UCF hopes the focus on race and social change will present a solution for anti-racist change. Amy Donley, a UCF sociology professor, said she wants her students to recognize the sources of social inequality in society.

The University of North Florida (UNF) announced back in June that it make anti-racism education mandatory for incoming freshmen and for all transfer students.

UNF President David Szymanski said the move to make the courses mandatory is to make strides to address racism.

“We’re going to make a commitment to abolishing racism as best as we can and taking the first steps,” Szymanski said.

But it’s not just the students who will be forced to take the courses. Szymanski also said that UNF’s new faculty and staff will undergo the course.

Addressing these issues, UNF created a chief diversity officer to make sure the school was inclusive and committed to diversity.

“UNF is not tolerant of racism, we want to make sure everybody knows that black lives matter, and we’re going to try to make that difference,” Szymanski said.

But Ed Moore, the former president of the Independent Colleges and Universities of Florida (ICUF), said adding these kinds of courses to mandatory curriculum misses the huge changes occurring in higher education.

Moore said the key to changing how society deals with these issues is to embrace traditional ethical concepts and issues, not by focusing on some behaviors and dividing people into silos.

The University of Florida (UF) is also dealing with the issue. Some UF students want to replace the humanities requirement with a race and racism course which will be mandatory for freshmen students. So far, more than 25,000 students have signed petitions expressing their support for that change.

One UF professor doesn’t support a mandatory class on race.

Lance Gravlee, an associate professor of anthropology at UF, wrote an op-ed, which appeared in the Gainesville Sun, in which he noted that while he teaches about race and racism, he doesn’t think the classes should be mandatory.

UF is dealing with the issue of race not only in the classroom but also on the sports fields.

This summer, UF announced that it would stop promoting the “Gator Bait” cheers at the school’s football games. Critics of the chant insist the term came from using black children as bait for alligators.

UF President Kent Fuchs said the decision to end the chant was made to address racism on its college campus. But Fuchs also admitted that he wasn’t aware of any evidence of racism at the school.

The school’s move to stop the chant was seen as political correctness by opponents of the change.

“I’m not going for it,” said Lawrence Wright who played on UF’s first national title-winning football team.

Wright, who is black,  helped create the chant. “I created something for us. It’s a college football thing. It’s not a racist thing,” said Wright.

This year. Florida State University (FSU) has also been facing political correctness from its students including the renaming of the football stadium. The current name, honoring, Doak Campbell, has been around for 70 years.

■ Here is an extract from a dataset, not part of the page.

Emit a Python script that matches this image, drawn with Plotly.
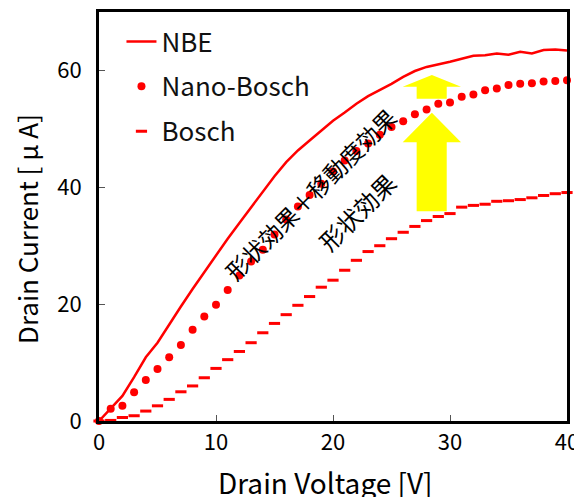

Critics of the name want to change it because Campbell, who was president of FSU, was a segregationist.

Also this year, FSU’s Black Student Union offered the latest call for the school remove the statue of Francis Eppes and rename Eppes Hall. Eppes, who was a plantation owner and a slaveholder, donated land and money to designate a school in Tallahassee which became FSU. He served as president of its board of trustees for eight years. The statue, which had drawn criticism in recent years and was moved around campus in 2019, was removed over the summer.